A prova é dividida em três seções: faro, obediência e proteção. Também há três níveis de dificuldade: básico (1), intermediário (2) e avançado (3). Para a seleção de cães no que tange a acasalamentos normalmente é requerido no mínimo que os mesmos tenham o nível 1 ou básico. A participação em competições internacionais exige que o cão tenha o nível 3 (avançado), mas em alguns locais são realizadas competições apenas entre cães já titulados no nível 1, como forma de incentivar e motivar os mesmos a seguir adiante. 

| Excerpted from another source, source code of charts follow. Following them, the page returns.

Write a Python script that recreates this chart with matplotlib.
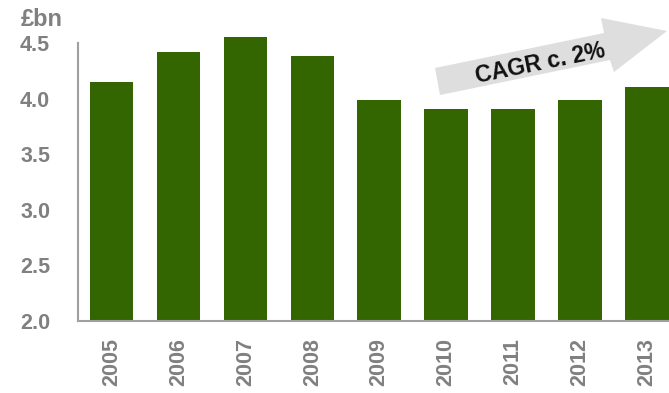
import matplotlib
matplotlib.use("Agg")
import matplotlib.pyplot as plt
from matplotlib.patches import Polygon

plt.rcParams['font.family'] = ['Liberation Sans', 'DejaVu Sans']

years = ["2005", "2006", "2007", "2008", "2009", "2010", "2011", "2012", "2013"]
revenue_bn = [4.15, 4.42, 4.55, 4.38, 3.99, 3.91, 3.91, 3.99, 4.10]
y_ticks = [2.0, 2.5, 3.0, 3.5, 4.0, 4.5]
unit_label = "£bn"
trend_label = "CAGR c. 2%"

W, H = 669, 393
fig = plt.figure(figsize=(W / 100, H / 100), dpi=100)

left_px, right_px, top_px, bottom_px = 78, 669, 43, 321
ax = fig.add_axes([left_px / W, (H - bottom_px) / H,
                   (right_px - left_px) / W, (bottom_px - top_px) / H])

green = "#336600"
grey_text = "#808080"
spine_grey = "#a0a0a0"

x = list(range(len(years)))
ax.bar(x, [v - 2.0 for v in revenue_bn], bottom=2.0, width=0.65,
       color=green, clip_on=False, zorder=2)

ax.set_xlim(-0.5, 8.33)
ax.set_ylim(2.0, 4.5)
ax.set_yticks(y_ticks)
ax.set_yticklabels([f"{t:.1f}" for t in y_ticks], fontsize=15.5,
                   fontweight="bold", color=grey_text)
ax.set_xticks(x)
ax.set_xticklabels(years, rotation=90, fontsize=15.5,
                   fontweight="bold", color=grey_text)
ax.tick_params(axis="y", length=0, pad=20)
ax.tick_params(axis="x", length=0, pad=12)

for side in ("top", "right"):
    ax.spines[side].set_visible(False)
for side in ("left", "bottom"):
    ax.spines[side].set_color(spine_grey)
    ax.spines[side].set_linewidth(1.5)
    ax.spines[side].set_zorder(3)

fig.text(21 / W, 1 - 19 / H, unit_label, fontsize=17, fontweight="bold",
         color=grey_text, ha="left", va="center")

# Trend arrow (pixel coordinates, converted to figure fraction)
arrow_px = [(435, 68), (604, 33), (601, 18), (667, 31),
            (614, 72), (610, 60), (440, 95)]
arrow_fig = [(px / W, 1 - py / H) for px, py in arrow_px]
fig.patches.append(Polygon(arrow_fig, closed=True, transform=fig.transFigure,
                           facecolor="#dedede", edgecolor="none", zorder=1))
fig.text(540 / W, 1 - 63 / H, trend_label, fontsize=16.5, fontweight="bold",
         color="#111111", ha="center", va="center", rotation=11.5,
         rotation_mode="anchor")

fig.savefig("out.png", dpi=100)
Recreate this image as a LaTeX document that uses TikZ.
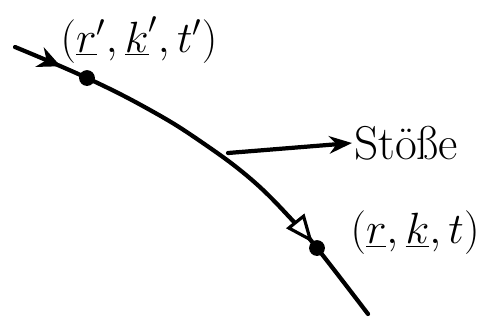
\documentclass[tikz,border=0pt]{standalone}
\usepackage{tikz}
\usepackage{xcolor}
\usetikzlibrary{calc,arrows.meta,positioning,decorations.markings}
\definecolor{penInk}{RGB}{0,0,0}
\newcommand{\Vec}[1]{\underline{#1}}
\tikzset{
  bahn/.style={draw=penInk,line width=2.4pt,line cap=round,postaction={decorate},
    decoration={markings,
      mark=at position 0.11 with {\arrow{Stealth[length=13pt,width=12pt]}},
      mark=at position 0.8 with {\arrow{Triangle[open,fill=white,length=16pt,width=13pt,line width=1.8pt]}}}},
  punkt/.style={circle,fill=penInk,inner sep=0pt,minimum size=9pt},
  etikett/.style={font=\fontsize{23}{27}\selectfont,text=penInk,inner sep=1pt},
  stoss/.style={draw=penInk,line width=2.4pt,line cap=round,-{Stealth[length=13pt,width=10pt]}}
}
\begin{document}
\begin{tikzpicture}[x=0.02cm,y=-0.02cm]
  \useasboundingbox (0,0) rectangle (490,329);
  % Bahnkurve
  \draw[bahn] plot[smooth,tension=0.7] coordinates {(15,47) (87,78) (150,110) (200,141) (252,180) (295,223) (317,248) (368,314)};
  \node[punkt] (alt) at (87,78) {};
  \node[punkt] (neu) at (317,248) {};
  \node[etikett] (altlab) at (139,40) {$(\Vec{r}',\Vec{k}',t')$};
  \node[etikett] (neulab) at (415,233) {$(\Vec{r},\Vec{k},t)$};
  % Stoesse
  \coordinate (stossfuss) at (228,153);
  \node[etikett,anchor=west,font=\fontsize{27}{31}\selectfont] (stoss) at (352,143) {Stöße};
  \draw[stoss] (stossfuss) -- (stoss.west);
\end{tikzpicture}
\end{document}
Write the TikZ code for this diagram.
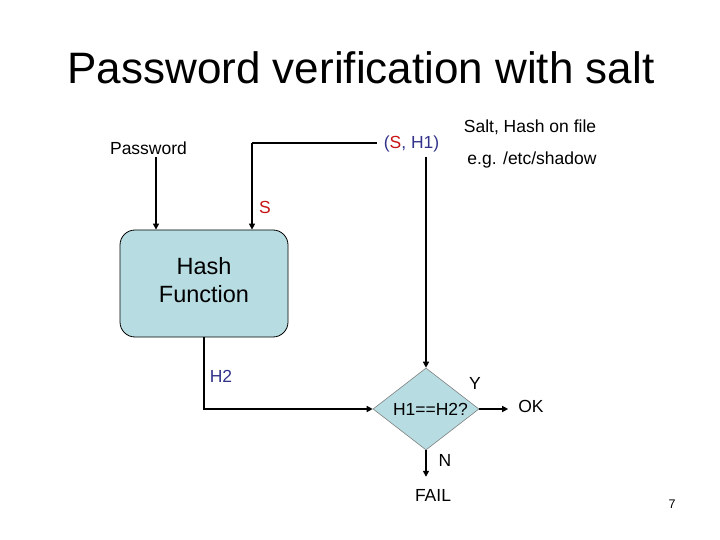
\documentclass[tikz,border=0pt]{standalone}
\usepackage{fontspec}
\setmainfont{Liberation Sans}
\usetikzlibrary{arrows.meta,shapes.geometric,calc}
\definecolor{boxfill}{RGB}{183,221,227}
\definecolor{sred}{RGB}{200,20,20}
\definecolor{navy}{RGB}{51,51,140}
\tikzset{
  conn/.style={line width=1.4pt},
  arr/.style={conn,-{Triangle[length=6pt,width=6pt]}},
  txt/.style={inner sep=0pt,font=\fontsize{17.5}{21}\selectfont},
}
\begin{document}
\begin{tikzpicture}[x=1pt,y=-1pt]
\useasboundingbox[fill=white] (0,0) rectangle (720,540);
\node[inner sep=0pt,font=\fontsize{44}{50}\selectfont] (title) at (361,68) {Password verification with salt};
\node[txt] (pw) at (148.5,148) {Password};
\node[txt] (sh) at (411.5,144) {\textcolor{navy}{(}\textcolor{sred}{S}\textcolor{navy}{, H1)}};
\node[txt] (salt) at (530,127) {Salt, Hash on file};
\node[txt] (shadow) at (532,160) {e.g. /etc/shadow};
\node[draw=black,line width=0.8pt,fill=boxfill,rounded corners=15pt,minimum width=168pt,minimum height=107pt,label={[align=center,yshift=3.5pt,font=\fontsize{23.5}{28.5}\selectfont]center:Hash\\Function}] (hash) at (204,283.5) {};
\node[diamond,draw=gray,line width=0.6pt,fill=boxfill,inner sep=0pt,minimum width=106pt,minimum height=82pt,label={[txt,xshift=4.5pt]center:H1==H2?}] (dia) at (426,409) {};
\node[txt,text=sred] (s) at (265,207) {S};
\node[txt,text=navy] (h2) at (221,376) {H2};
\node[txt] (y) at (475,383) {Y};
\node[txt] (ok) at (531,406) {OK};
\node[txt] (n) at (445,460) {N};
\node[txt] (fail) at (433,495) {FAIL};
\node[inner sep=0pt,font=\fontsize{12.5}{15}\selectfont] (num) at (672,504) {7};
\coordinate (pin) at (156,157);
\coordinate (sleft) at (377,143);
\coordinate (sx) at (252,143);
\coordinate (hin) at (426,157);
\coordinate (hout) at (204,337);
\draw[arr] (pin) -- (pin |- hash.north);
\draw[conn] (sleft) -- (sx);
\draw[arr] (sx) -- (sx |- hash.north);
\draw[arr] (hin) -- (dia.north);
\draw[arr] (hout) |- (dia.west);
\draw[arr] (dia.east) -- ($(ok.west)+(-10,3)$);
\draw[arr] (dia.south) -- ($(fail.north)+(-7,-12)$);
\end{tikzpicture}
\end{document}
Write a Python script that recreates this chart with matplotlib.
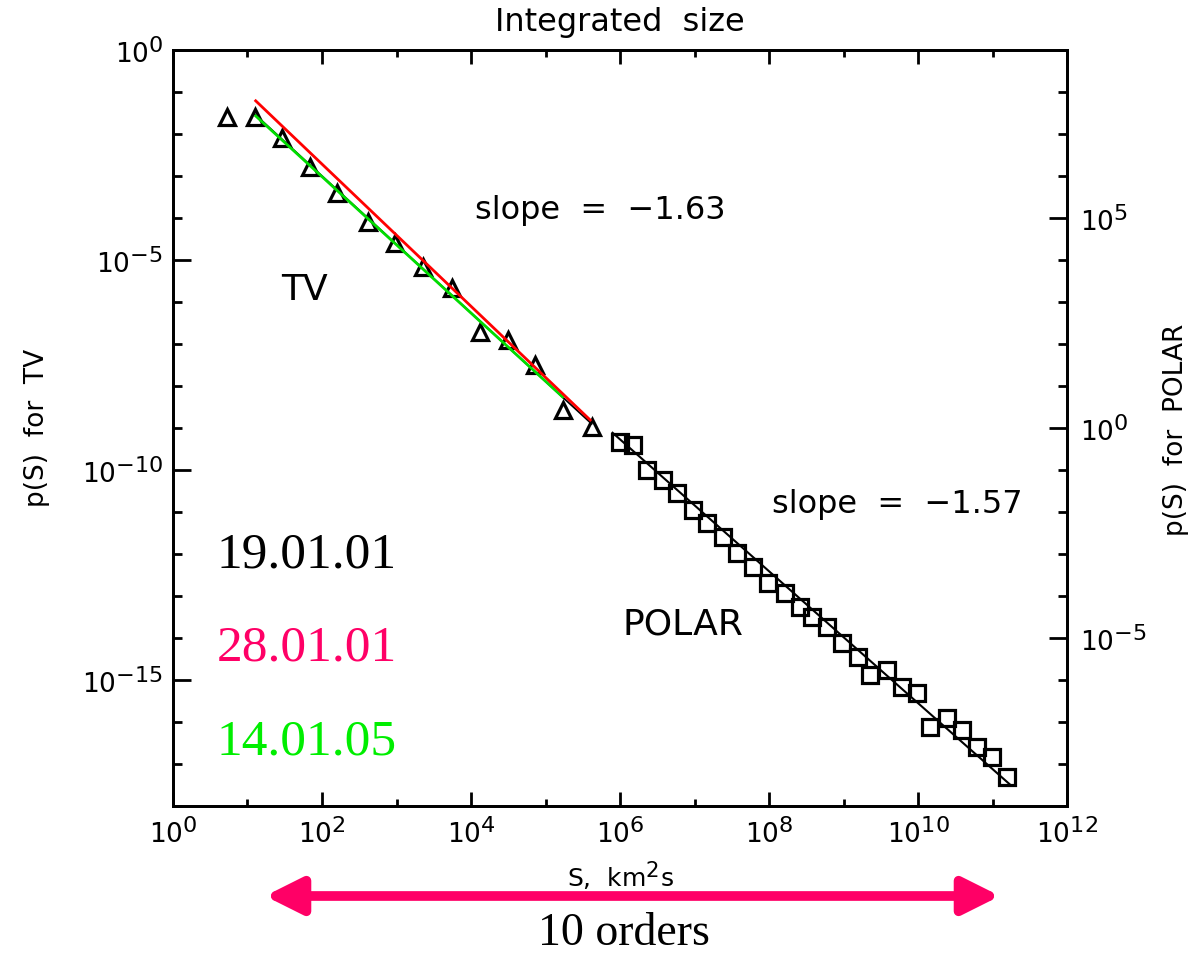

Existe uma prova básica que serve como pré-requisito para a prova de IGP 1, chamada prova de BH. O nome BH significa Begleite Hund ou Cão de Acompanhamento e consiste em uma avaliação básica de obediência e de trânsito. Já houve época em que muitos acreditavam que cães de guarda eram um risco para a sociedade, então o BH é uma ferramenta importante para combater tal falácia. Trata-se de um importante instrumento para a posse responsável, sendo importante que, na medida do possível, a maior parte possível dos proprietários de cães de guarda submetam seus animais a esta prova.